President Bush will head over the Department of Energy today to sign the just-passed energy bill. The House passed the bill by 314-100 yesterday, mostly Republicans among the nos.
The National Association of Manufacturers sent a letter to the Hill yesterday prior to the House vote. It pretty much tells our point of view:
[We] are pleased that the latest version of the energy bill includes energy efficiency initiatives and provisions to diversify our energy supply through renewable energy sources that have the potential to lower energy costs for manufacturers over the longterm. We were also pleased with the decision to remove the RPS mandate and tax increases on energy producers and manufacturers from the package.

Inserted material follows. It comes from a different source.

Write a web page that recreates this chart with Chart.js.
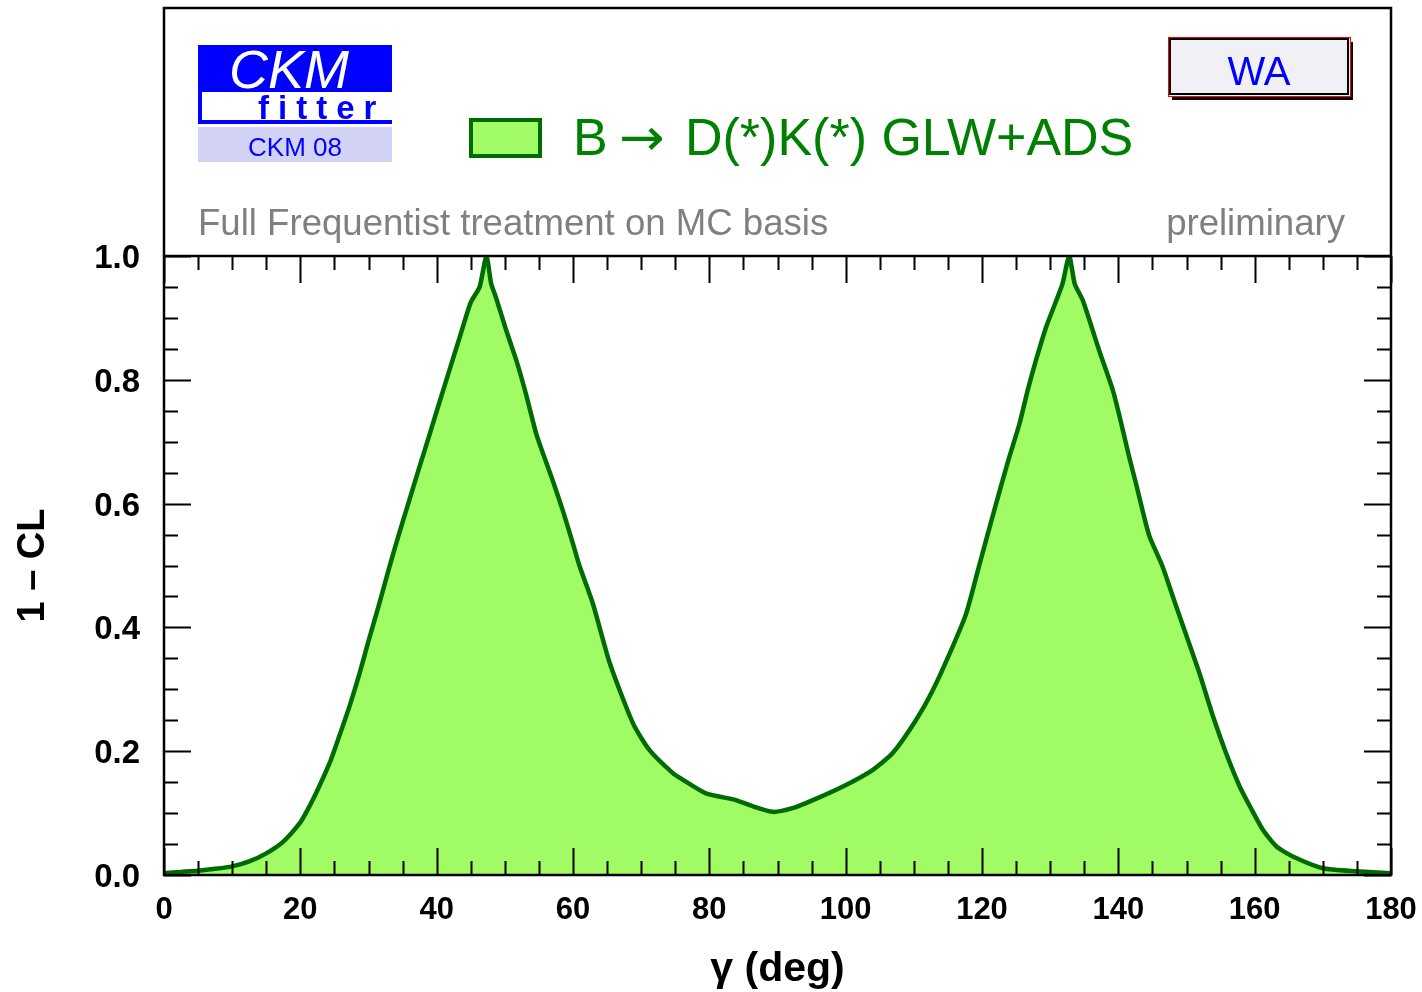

While the current energy bill may have an impact on energy prices years from now, we continue to believe that immediate steps must be taken to expand our domestic energy supply. American manufacturers and their employees already face a 31.7 percent cost disadvantage when compared to our major trading partners, and energy costs play a major role in this disadvantage. Access to competitively-priced domestic energy would help U.S. companies compete in the global economy and preserves high-paying jobs here at home.

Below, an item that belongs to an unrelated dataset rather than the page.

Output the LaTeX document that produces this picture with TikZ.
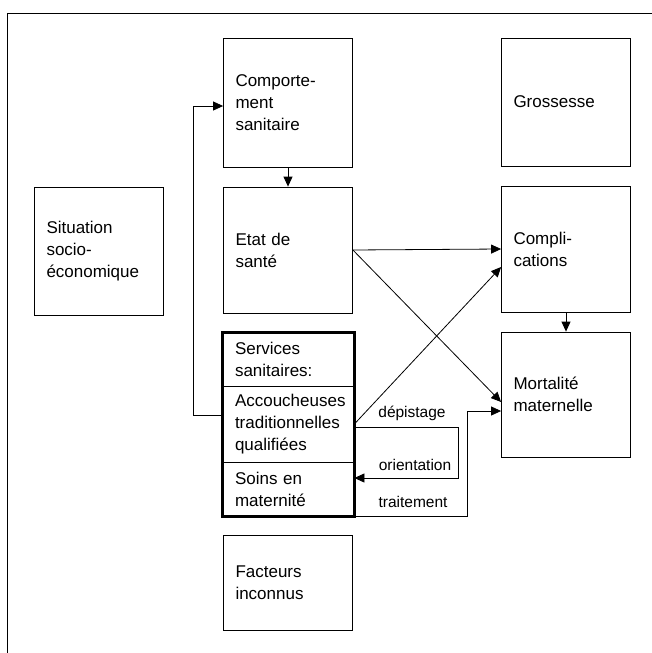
\documentclass[tikz,border=0pt]{standalone}
\usepackage{fontspec}
\setmainfont{Liberation Sans}
\usetikzlibrary{arrows.meta, calc}
\hyphenpenalty=10000

\begin{document}
\begin{tikzpicture}[
        x=1pt, y=-1pt,
        font=\fontsize{17}{22}\selectfont,
        box/.style={draw, line width=0.8pt, minimum width=129pt, text width=105pt,
            inner xsep=12pt, inner ysep=0pt, align=left},
        part/.style={box, minimum width=131pt, text width=107pt},
        link/.style={line width=0.8pt},
        linklabel/.style={font=\fontsize{15.5}{18}\selectfont},
        >={Triangle[length=10pt, width=9pt]}
    ]

    \useasboundingbox (0,0) rectangle (652,653);

    % ---- frame (cut at right and bottom) ----
    \draw[line width=1pt] (7,653) -- (7,13) -- (652,13);

    % ---- left column ----
    \node[box, minimum height=128pt] (situ) at (99,251) {Situation\\socio-\\\'economique};

    % ---- middle column ----
    \node[box, minimum height=129pt] (comport) at (288,102.5) {Comporte-\\ment\\sanitaire};
    \node[box, minimum height=126pt] (etat) at (288,250) {Etat de\\sant\'e};
    \node[part, minimum height=53pt] (serv) at (288.5,359.5) {Services\\sanitaires:};
    \node[part, minimum height=76pt] (acc) at (288.5,424) {Accoucheuses\\traditionnelles\\qualifi\'ees};
    \node[part, minimum height=54pt] (soins) at (288.5,489) {Soins en\\maternit\'e};
    \draw[line width=2.8pt] (serv.north west) rectangle (soins.south east);
    \node[box, minimum height=95pt] (fact) at (288,582.5) {Facteurs\\inconnus};

    % ---- right column ----
    \node[box, minimum height=128pt] (gross) at (566,102) {Grossesse};
    \node[box, minimum height=126pt] (compl) at (566,249) {Compli-\\cations};
    \node[box, minimum height=125pt] (mort) at (566,394.5) {Mortalit\'e\\maternelle};

    % ---- feedback: services -> behaviour ----
    \draw[link, ->] ($(acc.west)+(0,-9)$) -- ++(-29,0) |- ($(comport.west)+(0,3.5)$);

    % ---- vertical links ----
    \draw[link, ->] (comport.south) -- (etat.north);
    \draw[link, ->] (compl.south) -- (mort.north);

    % ---- health status -> complications / mortality ----
    \draw[link, ->] (etat.east) -- (compl.west);
    \draw[link, ->] (etat.east) -- ($(mort.west)+(0,7.5)$);

    % ---- services -> complications ----
    \draw[link, ->] (acc.east) -- ($(compl.west)+(0,18)$);

    % ---- screening / referral loop ----
    \draw[link, ->] ($(acc.east)+(0,3)$) -- ++(104,0) |- ($(soins.east)+(0,-11)$);
    \node[linklabel] (dep) at (412,413) {d\'epistage};
    \node[linklabel] (orient) at (415,465) {orientation};

    % ---- treatment -> mortality ----
    \draw[link, ->] (soins.south east) -- ++(113,0) |- ($(mort.west)+(0,16.5)$);
    \node[linklabel] (trait) at (413,502) {traitement};

\end{tikzpicture}
\end{document}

We remain supportive of policies that would expand domestic energy supplies both in the short-term and long-term. As a result, we support proposals that diversify and enhance U.S. energy supply through increased production of all types of energy, improved conservation and efficiency, more research on technology and alternative energy, increased access to
domestic sources with continued environmental protections, and improved distribution.
Congratulations to the members who hung tough against the taxes and mandates that would have made energy even more expensive, damaging U.S. competitiveness. Kudos, as well, to Chairman Dingell and Representatives Baron Hill (D-IN) and Lee Terry (R-NE) for bringing a measure of reason to the debate over CAFE standards.